For this issue, which coincides with RECORD’s annual Innovation Conference, we included a little bit of everything—a museum, an airport, an aquarium, a housing project, a house, an office building, a collection of schools, and a pair of performance spaces. Needless to say, designing for such a rich variety of building types presents architects with countless challenges but also invites opportunity for inventive solutions, in many cases awe-inspiring ones.

Yet, so often these days, the completed building is met with a certain skepticism rather than congratulations, from both within the profession and those outside of it. Was the building necessary, socially and economically? What is its carbon footprint? Is it accessible? Does it equitably serve its users and the public? Is the architect still a person admired as a role model? In questioning the worth of a building, at times we lose an appreciation of architecture itself.

RECORD has celebrated architecture for 133 years, and we’re not about to stop. Let’s face it: despite the construction industry’s heavy carbon footprint, people won’t stop building, either. So, as RECORD always has, we highlight the achievement of architects who deal with the intense complexity of getting something built and getting it done right. And, sometimes, we point out where things could have gone better.

Our cover project this month, the expansion of the main terminal at Portland, Oregon’s international airport by ZGF, sets the standard for a different kind of travel experience. Sunbeams filter through expansive skylights to grace PDX’s warm, tree-filled wood interiors. The airport invites those frantically moving through it to stop for a moment and take in its grand spaces, unexpected and unprecedented as they are in the U.S., but also so connected to its place. PDX heralds a new era for civic-scale mass-timber construction, as managing editor Leopoldo Villardi, who flew in and out of that Pacific Northwest hub this summer, aptly points out.

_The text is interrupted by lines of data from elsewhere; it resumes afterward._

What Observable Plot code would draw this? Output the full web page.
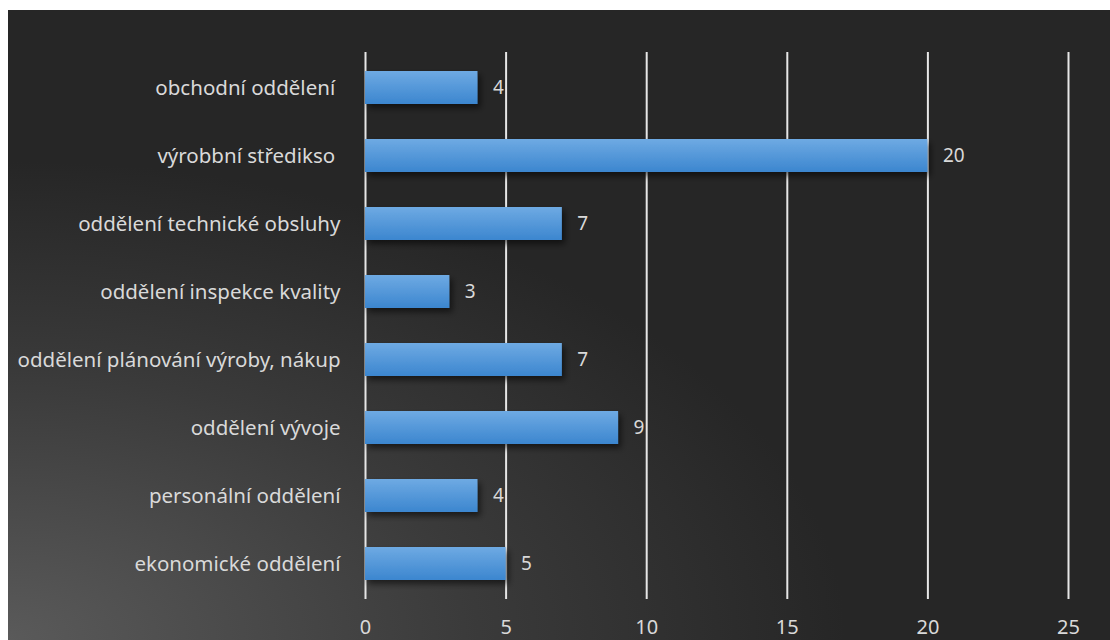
<!DOCTYPE html>
<html><head><meta charset="utf-8">
<script src="https://cdn.jsdelivr.net/npm/d3@7"></script>
<script src="https://cdn.jsdelivr.net/npm/@observablehq/plot@0.6"></script>
<style>
html,body{margin:0;padding:0;background:#fff;}
#frame{position:absolute;left:8px;top:10px;width:1102px;height:630px;overflow:hidden;
background:radial-gradient(ellipse 95% 95% at 0% 100%, #5a5a5a 0%, #3a3a3a 45%, #262626 80%, #262626 100%);}
svg text{white-space:pre;}
</style>
</head><body>
<div id="frame"></div>
<script>
const categories = ["obchodní oddělení ", "výrobbní středikso ", "oddělení technické obsluhy", "oddělení inspekce kvality", "oddělení plánování výroby, nákup", "oddělení vývoje", "personální oddělení", "ekonomické oddělení"];
const values = [4, 20, 7, 3, 7, 9, 4, 5];
const xTicks = [0, 5, 10, 15, 20, 25];

const data = categories.map((c, i) => ({cat: c, val: values[i]}));

const chart = Plot.plot({
  width: 1102,
  height: 630,
  marginLeft: 357,
  marginRight: 42,
  marginTop: 42,
  marginBottom: 41,
  style: {background: "transparent", fontFamily: "'Noto Sans', sans-serif", fontSize: "20px", color: "#d9d9d9", overflow: "visible"},
  x: {domain: [0, 25], ticks: xTicks, label: null, tickSize: 0, tickPadding: 20},
  y: {domain: categories, label: null, tickSize: 0, tickPadding: 25, paddingInner: 0.52, paddingOuter: 0.26},
  marks: [
    Plot.ruleX(xTicks, {stroke: "#e6e6e6", strokeWidth: 2}),
    Plot.barX(data, {x: "val", y: "cat", fill: "url(#barGrad)"}),
    Plot.text(data, {x: "val", y: "cat", text: d => String(d.val), textAnchor: "start", dx: 15, fill: "#d9d9d9", fontSize: 19})
  ]
});

const svg = d3.select(chart);
const defs = svg.insert("defs", ":first-child");
const g = defs.append("linearGradient").attr("id", "barGrad").attr("x1", 0).attr("y1", 0).attr("x2", 0).attr("y2", 1);
g.append("stop").attr("offset", "0%").attr("stop-color", "#6eaae3");
g.append("stop").attr("offset", "100%").attr("stop-color", "#3c86cf");
const f = defs.append("filter").attr("id", "shadow").attr("x", "-10%").attr("y", "-30%").attr("width", "130%").attr("height", "200%");
f.append("feDropShadow").attr("dx", 3).attr("dy", 4).attr("stdDeviation", 3).attr("flood-color", "#000").attr("flood-opacity", 0.55);
svg.selectAll("g[aria-label='bar'] rect").attr("filter", "url(#shadow)");
svg.selectAll("g[aria-label='x-axis tick label'] text, g[aria-label='y-axis tick label'] text").attr("fill", "#d9d9d9");
svg.select("g[aria-label='y-axis tick label']").attr("font-size", "20.5px");
svg.select("g[aria-label='x-axis tick label']").attr("font-size", "20px");
document.getElementById("frame").appendChild(chart);
</script>
</body></html>
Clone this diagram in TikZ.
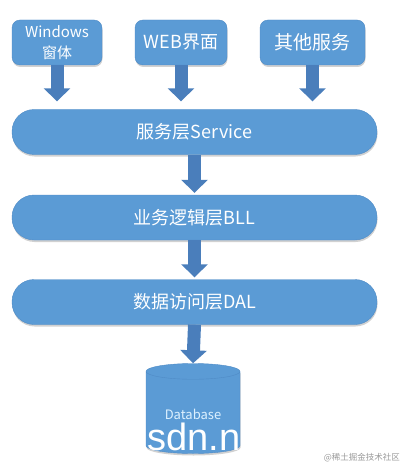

Innovation does not only happen at a large scale. A slight twist can completely change the experience of even a small space. In our House of the Month in Toronto [online soon], by 2022 Design Vanguard firm JA Architecture Studio, an angled staircase transforms the structure’s long, narrow floor plan from a series of boxes into “something special,” as its architect says. Moreover, the city’s recently legalized “laneway suite” typology, of which this combined townhouse and ADU is part, gestures at a larger discourse in planning and urban design, with the potential to transform that Canadian metropolis’s low-rise residential neighborhoods, as Alex Bozikovic, architecture critic for The Globe and Mail, writes.

That Toronto’s Globe and Mail still has an architecture critic is a thing to be praised, as fewer and fewer newspapers, in the United States especially, retain one. In Chicago, that most architecture-friendly of cities, a critic who retired from the Chicago Tribune, Blair Kamin, whose post was left vacant for several years, recently established a three-year grant for a freelance architectural columnist, Edward Keegan, to continue at the newspaper. It was made possible through a fiscal sponsor, the Journalism Funding Partners in Sacramento. This is the first architecture critic the nonprofit organization has supported. While it provides an example for others to follow, it’s unfortunate that a philanthropic measure was needed to maintain discussions about architecture and planning in newsprint. RECORD’s reach to a mainly professional audience implies that our readers already have a great love of architecture. But if the general public were to engage more with architecture and the discourse around it, they too would learn to appreciate the beauty, complexity, history, and innovation that make up the built environment.